• **INFORMATION SHOWN**
________

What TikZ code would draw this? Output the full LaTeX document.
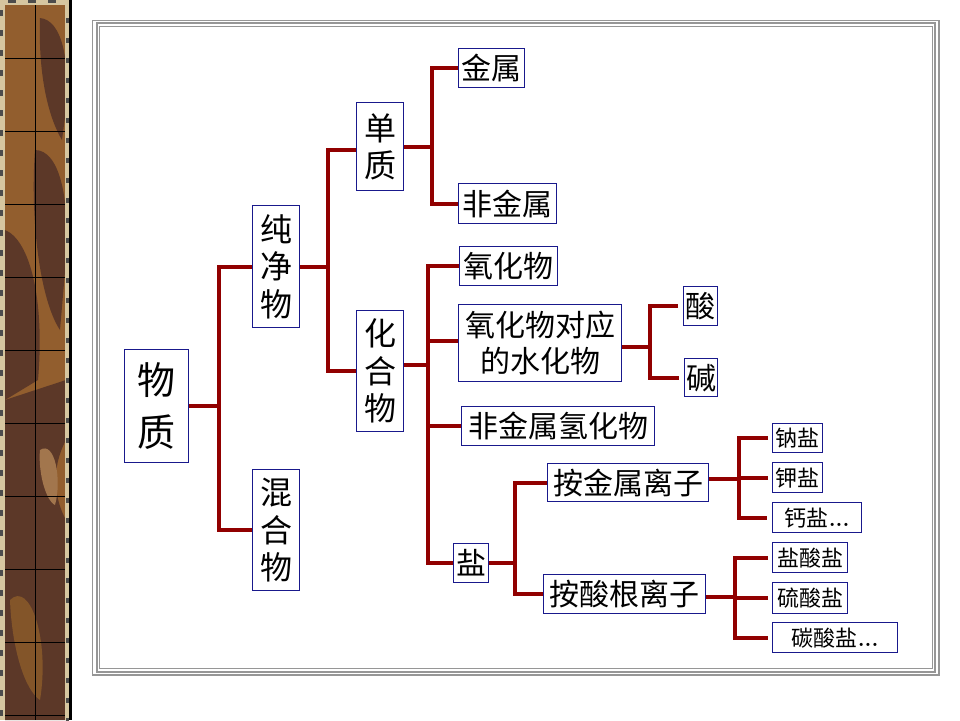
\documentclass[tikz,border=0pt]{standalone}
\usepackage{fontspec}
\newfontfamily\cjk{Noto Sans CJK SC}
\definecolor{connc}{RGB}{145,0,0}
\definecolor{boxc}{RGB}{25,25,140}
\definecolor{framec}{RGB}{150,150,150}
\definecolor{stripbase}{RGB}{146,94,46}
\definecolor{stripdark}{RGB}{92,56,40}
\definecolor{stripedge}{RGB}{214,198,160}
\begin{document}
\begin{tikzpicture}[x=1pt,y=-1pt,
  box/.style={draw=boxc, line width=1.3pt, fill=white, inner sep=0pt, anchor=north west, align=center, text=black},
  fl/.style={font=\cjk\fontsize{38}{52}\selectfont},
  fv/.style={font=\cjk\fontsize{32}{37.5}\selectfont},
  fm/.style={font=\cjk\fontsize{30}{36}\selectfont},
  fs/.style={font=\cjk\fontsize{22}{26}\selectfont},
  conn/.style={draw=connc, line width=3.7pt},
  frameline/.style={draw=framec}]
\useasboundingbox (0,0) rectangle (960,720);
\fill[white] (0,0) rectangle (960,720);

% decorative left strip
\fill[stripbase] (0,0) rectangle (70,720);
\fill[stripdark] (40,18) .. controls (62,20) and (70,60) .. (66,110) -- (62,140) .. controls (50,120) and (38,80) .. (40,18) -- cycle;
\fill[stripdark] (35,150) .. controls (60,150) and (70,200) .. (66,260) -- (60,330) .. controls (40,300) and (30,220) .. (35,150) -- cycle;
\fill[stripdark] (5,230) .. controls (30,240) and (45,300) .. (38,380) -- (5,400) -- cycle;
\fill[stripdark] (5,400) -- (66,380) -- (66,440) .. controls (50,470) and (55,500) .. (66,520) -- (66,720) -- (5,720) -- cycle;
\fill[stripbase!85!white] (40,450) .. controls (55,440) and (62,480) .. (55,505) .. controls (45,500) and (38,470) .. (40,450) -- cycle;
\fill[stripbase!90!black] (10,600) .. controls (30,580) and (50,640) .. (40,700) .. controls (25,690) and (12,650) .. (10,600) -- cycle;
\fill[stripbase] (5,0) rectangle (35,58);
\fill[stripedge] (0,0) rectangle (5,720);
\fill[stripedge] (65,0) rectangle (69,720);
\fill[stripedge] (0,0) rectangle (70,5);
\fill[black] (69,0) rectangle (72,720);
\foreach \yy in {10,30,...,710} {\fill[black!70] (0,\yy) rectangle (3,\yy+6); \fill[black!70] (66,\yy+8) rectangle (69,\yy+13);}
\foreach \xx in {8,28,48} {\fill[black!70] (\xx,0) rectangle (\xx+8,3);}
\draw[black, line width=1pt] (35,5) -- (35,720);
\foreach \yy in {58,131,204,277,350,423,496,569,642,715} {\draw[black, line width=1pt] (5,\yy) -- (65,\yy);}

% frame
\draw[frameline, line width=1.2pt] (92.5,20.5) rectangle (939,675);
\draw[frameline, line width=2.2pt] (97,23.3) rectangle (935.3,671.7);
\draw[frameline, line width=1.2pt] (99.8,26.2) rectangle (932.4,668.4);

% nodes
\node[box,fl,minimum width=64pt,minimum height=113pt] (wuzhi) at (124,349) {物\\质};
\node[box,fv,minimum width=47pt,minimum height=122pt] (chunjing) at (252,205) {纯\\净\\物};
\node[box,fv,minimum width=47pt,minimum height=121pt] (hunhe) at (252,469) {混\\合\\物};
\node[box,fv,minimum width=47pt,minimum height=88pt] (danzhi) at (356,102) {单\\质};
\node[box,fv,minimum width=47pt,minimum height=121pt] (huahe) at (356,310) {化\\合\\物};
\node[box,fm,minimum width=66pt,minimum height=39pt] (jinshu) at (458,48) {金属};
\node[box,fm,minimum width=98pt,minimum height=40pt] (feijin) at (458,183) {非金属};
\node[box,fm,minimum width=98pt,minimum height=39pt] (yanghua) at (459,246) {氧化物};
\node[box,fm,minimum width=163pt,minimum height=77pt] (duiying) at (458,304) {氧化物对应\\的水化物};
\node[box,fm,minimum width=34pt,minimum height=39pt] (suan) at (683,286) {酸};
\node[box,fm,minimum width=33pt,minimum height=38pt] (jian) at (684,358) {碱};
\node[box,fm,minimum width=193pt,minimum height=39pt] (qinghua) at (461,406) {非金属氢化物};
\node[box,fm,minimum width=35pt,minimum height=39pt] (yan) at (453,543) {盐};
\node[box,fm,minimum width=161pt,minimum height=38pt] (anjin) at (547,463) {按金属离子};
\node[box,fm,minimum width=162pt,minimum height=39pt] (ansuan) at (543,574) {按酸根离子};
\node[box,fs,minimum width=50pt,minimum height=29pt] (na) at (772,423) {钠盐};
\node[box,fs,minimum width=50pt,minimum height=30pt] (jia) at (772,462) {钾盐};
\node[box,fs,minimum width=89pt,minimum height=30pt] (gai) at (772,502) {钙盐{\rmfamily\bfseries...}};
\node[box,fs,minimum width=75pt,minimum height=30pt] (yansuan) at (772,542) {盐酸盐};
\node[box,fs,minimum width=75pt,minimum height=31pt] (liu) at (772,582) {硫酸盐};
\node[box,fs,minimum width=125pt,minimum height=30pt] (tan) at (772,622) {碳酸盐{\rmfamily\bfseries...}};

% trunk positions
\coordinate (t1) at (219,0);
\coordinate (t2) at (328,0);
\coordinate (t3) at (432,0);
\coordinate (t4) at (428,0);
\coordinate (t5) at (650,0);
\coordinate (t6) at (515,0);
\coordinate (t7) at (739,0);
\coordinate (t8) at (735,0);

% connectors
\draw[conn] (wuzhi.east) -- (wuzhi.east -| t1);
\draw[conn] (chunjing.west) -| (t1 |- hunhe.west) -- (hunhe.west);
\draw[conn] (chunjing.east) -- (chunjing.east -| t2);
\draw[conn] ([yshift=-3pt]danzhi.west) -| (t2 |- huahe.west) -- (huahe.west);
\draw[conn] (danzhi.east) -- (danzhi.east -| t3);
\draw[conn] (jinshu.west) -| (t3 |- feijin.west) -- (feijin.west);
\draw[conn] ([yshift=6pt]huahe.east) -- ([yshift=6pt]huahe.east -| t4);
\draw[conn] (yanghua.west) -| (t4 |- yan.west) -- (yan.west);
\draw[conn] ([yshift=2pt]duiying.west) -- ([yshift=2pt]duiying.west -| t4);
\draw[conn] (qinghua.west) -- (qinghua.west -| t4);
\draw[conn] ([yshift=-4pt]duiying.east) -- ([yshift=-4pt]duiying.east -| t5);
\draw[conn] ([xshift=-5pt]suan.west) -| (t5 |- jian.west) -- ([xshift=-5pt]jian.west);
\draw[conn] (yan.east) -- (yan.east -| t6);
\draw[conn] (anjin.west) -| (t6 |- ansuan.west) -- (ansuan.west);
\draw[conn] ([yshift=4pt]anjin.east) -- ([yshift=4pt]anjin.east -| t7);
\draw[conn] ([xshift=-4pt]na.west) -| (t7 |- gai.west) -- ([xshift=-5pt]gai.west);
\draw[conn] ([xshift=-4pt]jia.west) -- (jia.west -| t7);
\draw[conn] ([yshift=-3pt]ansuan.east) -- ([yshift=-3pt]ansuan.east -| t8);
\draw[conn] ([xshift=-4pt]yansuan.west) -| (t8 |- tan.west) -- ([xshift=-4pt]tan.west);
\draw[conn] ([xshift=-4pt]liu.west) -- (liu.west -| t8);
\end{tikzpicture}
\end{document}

________

• **SHORT EXERCISE**
In your copy of the listing above, reproduce each line exactly and omit all pictures.

• **TASK ANSWER**
What TikZ code would draw this? Output the full LaTeX document.
\documentclass[tikz,border=0pt]{standalone}
\usepackage{fontspec}
\newfontfamily\cjk{Noto Sans CJK SC}
\definecolor{connc}{RGB}{145,0,0}
\definecolor{boxc}{RGB}{25,25,140}
\definecolor{framec}{RGB}{150,150,150}
\definecolor{stripbase}{RGB}{146,94,46}
\definecolor{stripdark}{RGB}{92,56,40}
\definecolor{stripedge}{RGB}{214,198,160}
\begin{document}
\begin{tikzpicture}[x=1pt,y=-1pt,
  box/.style={draw=boxc, line width=1.3pt, fill=white, inner sep=0pt, anchor=north west, align=center, text=black},
  fl/.style={font=\cjk\fontsize{38}{52}\selectfont},
  fv/.style={font=\cjk\fontsize{32}{37.5}\selectfont},
  fm/.style={font=\cjk\fontsize{30}{36}\selectfont},
  fs/.style={font=\cjk\fontsize{22}{26}\selectfont},
  conn/.style={draw=connc, line width=3.7pt},
  frameline/.style={draw=framec}]
\useasboundingbox (0,0) rectangle (960,720);
\fill[white] (0,0) rectangle (960,720);

% decorative left strip
\fill[stripbase] (0,0) rectangle (70,720);
\fill[stripdark] (40,18) .. controls (62,20) and (70,60) .. (66,110) -- (62,140) .. controls (50,120) and (38,80) .. (40,18) -- cycle;
\fill[stripdark] (35,150) .. controls (60,150) and (70,200) .. (66,260) -- (60,330) .. controls (40,300) and (30,220) .. (35,150) -- cycle;
\fill[stripdark] (5,230) .. controls (30,240) and (45,300) .. (38,380) -- (5,400) -- cycle;
\fill[stripdark] (5,400) -- (66,380) -- (66,440) .. controls (50,470) and (55,500) .. (66,520) -- (66,720) -- (5,720) -- cycle;
\fill[stripbase!85!white] (40,450) .. controls (55,440) and (62,480) .. (55,505) .. controls (45,500) and (38,470) .. (40,450) -- cycle;
\fill[stripbase!90!black] (10,600) .. controls (30,580) and (50,640) .. (40,700) .. controls (25,690) and (12,650) .. (10,600) -- cycle;
\fill[stripbase] (5,0) rectangle (35,58);
\fill[stripedge] (0,0) rectangle (5,720);
\fill[stripedge] (65,0) rectangle (69,720);
\fill[stripedge] (0,0) rectangle (70,5);
\fill[black] (69,0) rectangle (72,720);
\foreach \yy in {10,30,...,710} {\fill[black!70] (0,\yy) rectangle (3,\yy+6); \fill[black!70] (66,\yy+8) rectangle (69,\yy+13);}
\foreach \xx in {8,28,48} {\fill[black!70] (\xx,0) rectangle (\xx+8,3);}
\draw[black, line width=1pt] (35,5) -- (35,720);
\foreach \yy in {58,131,204,277,350,423,496,569,642,715} {\draw[black, line width=1pt] (5,\yy) -- (65,\yy);}

% frame
\draw[frameline, line width=1.2pt] (92.5,20.5) rectangle (939,675);
\draw[frameline, line width=2.2pt] (97,23.3) rectangle (935.3,671.7);
\draw[frameline, line width=1.2pt] (99.8,26.2) rectangle (932.4,668.4);

% nodes
\node[box,fl,minimum width=64pt,minimum height=113pt] (wuzhi) at (124,349) {物\\质};
\node[box,fv,minimum width=47pt,minimum height=122pt] (chunjing) at (252,205) {纯\\净\\物};
\node[box,fv,minimum width=47pt,minimum height=121pt] (hunhe) at (252,469) {混\\合\\物};
\node[box,fv,minimum width=47pt,minimum height=88pt] (danzhi) at (356,102) {单\\质};
\node[box,fv,minimum width=47pt,minimum height=121pt] (huahe) at (356,310) {化\\合\\物};
\node[box,fm,minimum width=66pt,minimum height=39pt] (jinshu) at (458,48) {金属};
\node[box,fm,minimum width=98pt,minimum height=40pt] (feijin) at (458,183) {非金属};
\node[box,fm,minimum width=98pt,minimum height=39pt] (yanghua) at (459,246) {氧化物};
\node[box,fm,minimum width=163pt,minimum height=77pt] (duiying) at (458,304) {氧化物对应\\的水化物};
\node[box,fm,minimum width=34pt,minimum height=39pt] (suan) at (683,286) {酸};
\node[box,fm,minimum width=33pt,minimum height=38pt] (jian) at (684,358) {碱};
\node[box,fm,minimum width=193pt,minimum height=39pt] (qinghua) at (461,406) {非金属氢化物};
\node[box,fm,minimum width=35pt,minimum height=39pt] (yan) at (453,543) {盐};
\node[box,fm,minimum width=161pt,minimum height=38pt] (anjin) at (547,463) {按金属离子};
\node[box,fm,minimum width=162pt,minimum height=39pt] (ansuan) at (543,574) {按酸根离子};
\node[box,fs,minimum width=50pt,minimum height=29pt] (na) at (772,423) {钠盐};
\node[box,fs,minimum width=50pt,minimum height=30pt] (jia) at (772,462) {钾盐};
\node[box,fs,minimum width=89pt,minimum height=30pt] (gai) at (772,502) {钙盐{\rmfamily\bfseries...}};
\node[box,fs,minimum width=75pt,minimum height=30pt] (yansuan) at (772,542) {盐酸盐};
\node[box,fs,minimum width=75pt,minimum height=31pt] (liu) at (772,582) {硫酸盐};
\node[box,fs,minimum width=125pt,minimum height=30pt] (tan) at (772,622) {碳酸盐{\rmfamily\bfseries...}};

% trunk positions
\coordinate (t1) at (219,0);
\coordinate (t2) at (328,0);
\coordinate (t3) at (432,0);
\coordinate (t4) at (428,0);
\coordinate (t5) at (650,0);
\coordinate (t6) at (515,0);
\coordinate (t7) at (739,0);
\coordinate (t8) at (735,0);

% connectors
\draw[conn] (wuzhi.east) -- (wuzhi.east -| t1);
\draw[conn] (chunjing.west) -| (t1 |- hunhe.west) -- (hunhe.west);
\draw[conn] (chunjing.east) -- (chunjing.east -| t2);
\draw[conn] ([yshift=-3pt]danzhi.west) -| (t2 |- huahe.west) -- (huahe.west);
\draw[conn] (danzhi.east) -- (danzhi.east -| t3);
\draw[conn] (jinshu.west) -| (t3 |- feijin.west) -- (feijin.west);
\draw[conn] ([yshift=6pt]huahe.east) -- ([yshift=6pt]huahe.east -| t4);
\draw[conn] (yanghua.west) -| (t4 |- yan.west) -- (yan.west);
\draw[conn] ([yshift=2pt]duiying.west) -- ([yshift=2pt]duiying.west -| t4);
\draw[conn] (qinghua.west) -- (qinghua.west -| t4);
\draw[conn] ([yshift=-4pt]duiying.east) -- ([yshift=-4pt]duiying.east -| t5);
\draw[conn] ([xshift=-5pt]suan.west) -| (t5 |- jian.west) -- ([xshift=-5pt]jian.west);
\draw[conn] (yan.east) -- (yan.east -| t6);
\draw[conn] (anjin.west) -| (t6 |- ansuan.west) -- (ansuan.west);
\draw[conn] ([yshift=4pt]anjin.east) -- ([yshift=4pt]anjin.east -| t7);
\draw[conn] ([xshift=-4pt]na.west) -| (t7 |- gai.west) -- ([xshift=-5pt]gai.west);
\draw[conn] ([xshift=-4pt]jia.west) -- (jia.west -| t7);
\draw[conn] ([yshift=-3pt]ansuan.east) -- ([yshift=-3pt]ansuan.east -| t8);
\draw[conn] ([xshift=-4pt]yansuan.west) -| (t8 |- tan.west) -- ([xshift=-4pt]tan.west);
\draw[conn] ([xshift=-4pt]liu.west) -- (liu.west -| t8);
\end{tikzpicture}
\end{document}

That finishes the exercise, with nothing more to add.